The first, sensing an intruder, may be caused by the combination of lower sensory detection thresholds and high activity in the amygdala, the emotional centre of the brain. Breathing difficulty is due to paralysis of the muscles in the upper airways that causes feelings of choking and suffocation.

Lastly, out-of-body experiences are associated with structures in the brain known as vestibular nuclei that co-ordinate body movements. The feeling of viewing oneself from outside the body occurs because of a connection problem between brain activity and body control.

Interestingly, interviews with people who have had an out-of-body or a near-death experience, or both, indicate that the two phenomena are similar.

Dr Kevin Nelson from the University of Kentucky believes the brain's arousal system that regulates different states of consciousness such as REM sleep and wakefulness may be the cause of out-of-body displays. "The strong association of sleep paralysis with out-of-body experiences in the near-death experience subject is curious and unexplained," he says.

"However, people with near death experiences appear to have an arousal system predisposed to both REM intrusion and out-of-body experiences."

While sleep paralysis is considered relatively harmless, there are some associated sleep disorders that can be debilitating. For example, sleep paralysis is closely associated with narcolepsy, a neurological condition where a person falls asleep abruptly and uncontrollably in the daytime.

Narcolepsy also includes features of dreaming while awake. Instead of first going through the stages of non-REM sleep, the patient's brain enters directly into REM sleep. This causes the sudden bouts of unexpected sleep as well as temporary muscle weakness, another condition known as cataplexy.

A protein that regulates sleep and wakefulness, known as cerebrospinal fluid (CSF) hypocretin-1, is present in reduced levels in narcoleptic patients.

A person's immune system could have a large part to play in this disorder because many cases of narcolepsy involve antibodies produced by the body that target healthy cells in the brain responsible for producing hypocretin.

Known as an autoimmune disease, the body destroys its own cells leading to a deficiency in hypocretin and resulting in narcolepsy.

Managing the symptoms of sleep disorders is an important aspect of helping patients lead as close to a normal life as possible.
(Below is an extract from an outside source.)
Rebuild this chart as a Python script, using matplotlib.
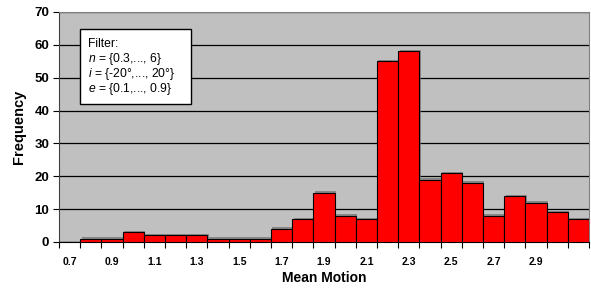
import matplotlib
matplotlib.use("Agg")
import matplotlib.pyplot as plt
import matplotlib.patheffects as pe
from matplotlib.patches import Rectangle

plt.rcParams['font.family'] = ['Liberation Sans', 'DejaVu Sans']
plt.rcParams['mathtext.fontset'] = 'custom'
plt.rcParams['mathtext.it'] = 'Liberation Sans:italic'
plt.rcParams['mathtext.rm'] = 'Liberation Sans'

# ====== data ======
categories = ["0.7", "0.8", "0.9", "1.0", "1.1", "1.2", "1.3", "1.4", "1.5", "1.6",
              "1.7", "1.8", "1.9", "2.0", "2.1", "2.2", "2.3", "2.4", "2.5", "2.6",
              "2.7", "2.8", "2.9", "3.0", "3.1"]
frequency = [0, 1, 1, 3, 2, 2, 2, 1, 1, 1,
             4, 7, 15, 8, 7, 55, 58, 19, 21, 18,
             8, 14, 12, 9, 7]
tick_labels = ["0.7", "0.9", "1.1", "1.3", "1.5", "1.7", "1.9", "2.1", "2.3", "2.5", "2.7", "2.9"]

# ====== plot ======
fig = plt.figure(figsize=(5.91, 2.94), dpi=100)
ax = fig.add_axes([59 / 591, 52 / 294, 530 / 591, 230 / 294])
ax.set_facecolor("#C0C0C0")

x = list(range(len(categories)))
bars = ax.bar(x, frequency, width=1.0, color="#FF0000", edgecolor="black", linewidth=0.8, zorder=3)
for b in bars:
    b.set_path_effects([pe.SimplePatchShadow(offset=(1, 1), shadow_rgbFace="#707070", alpha=0.7), pe.Normal()])

ax.set_xlim(-0.5, len(categories) - 0.5)
ax.set_ylim(0, 70)
ax.set_yticks(range(0, 71, 10))
ax.yaxis.grid(True, color="black", linewidth=0.9)
ax.set_axisbelow(True)

# category labels on every other bar, tick marks at bar boundaries
label_pos = [categories.index(t) for t in tick_labels]
ax.set_xticks(label_pos)
ax.set_xticklabels(tick_labels, fontsize=7.5, fontweight="bold")
ax.set_xticks([i - 0.5 for i in range(len(categories) + 1)], minor=True)
ax.tick_params(axis="x", which="major", length=0, pad=11)
ax.tick_params(axis="x", which="minor", length=4, width=0.8, color="black", direction="out")
ax.tick_params(axis="y", length=4, width=0.8, labelsize=9.5, pad=3)
for lbl in ax.get_yticklabels():
    lbl.set_fontweight("bold")

for side in ["top", "right"]:
    ax.spines[side].set_color("#808080")
ax.spines["left"].set_color("#404040")
ax.spines["bottom"].set_color("black")

ax.set_xlabel("Mean Motion", fontsize=10, fontweight="bold", labelpad=3)
ax.set_ylabel("Frequency", fontsize=10.5, fontweight="bold", labelpad=6)

# filter box
box = Rectangle((80, 294 - 104), 111, 75, transform=None, facecolor="white",
                edgecolor="black", linewidth=1.0, zorder=5)
fig.patches.append(box)
lines = ["Filter:", "$n$ = {0.3,..., 6}", "$i$ = {-20°,..., 20°}", "$e$ = {0.1,..., 0.9}"]
for k, s in enumerate(lines):
    fig.text(88 / 591, (294 - 44 - 15 * k) / 294, s, fontsize=8.7, va="center", ha="left", zorder=6)

plt.savefig("out.png", dpi=100)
More pertinently, REM sleep disorder can be an indicator of neurodegenerative diseases.

Dr John Peever from the University of Toronto believes that better treatments for sleep disorders can be developed by studying how the brain shuts down muscle movement during REM sleep.

"Understanding the precise mechanism behind these chemicals' role in REM sleep disorder is important because about 80 per cent of people who have it develop a neurodegenerative disease," he says. "Curing it may help prevent or even stop their development."

Dr Brian Sharpless of Penn State University agrees. "Sleep paralysis should be assessed more regularly to determine its impact on individual functioning and better articulate its relation to other psychiatric and medical conditions."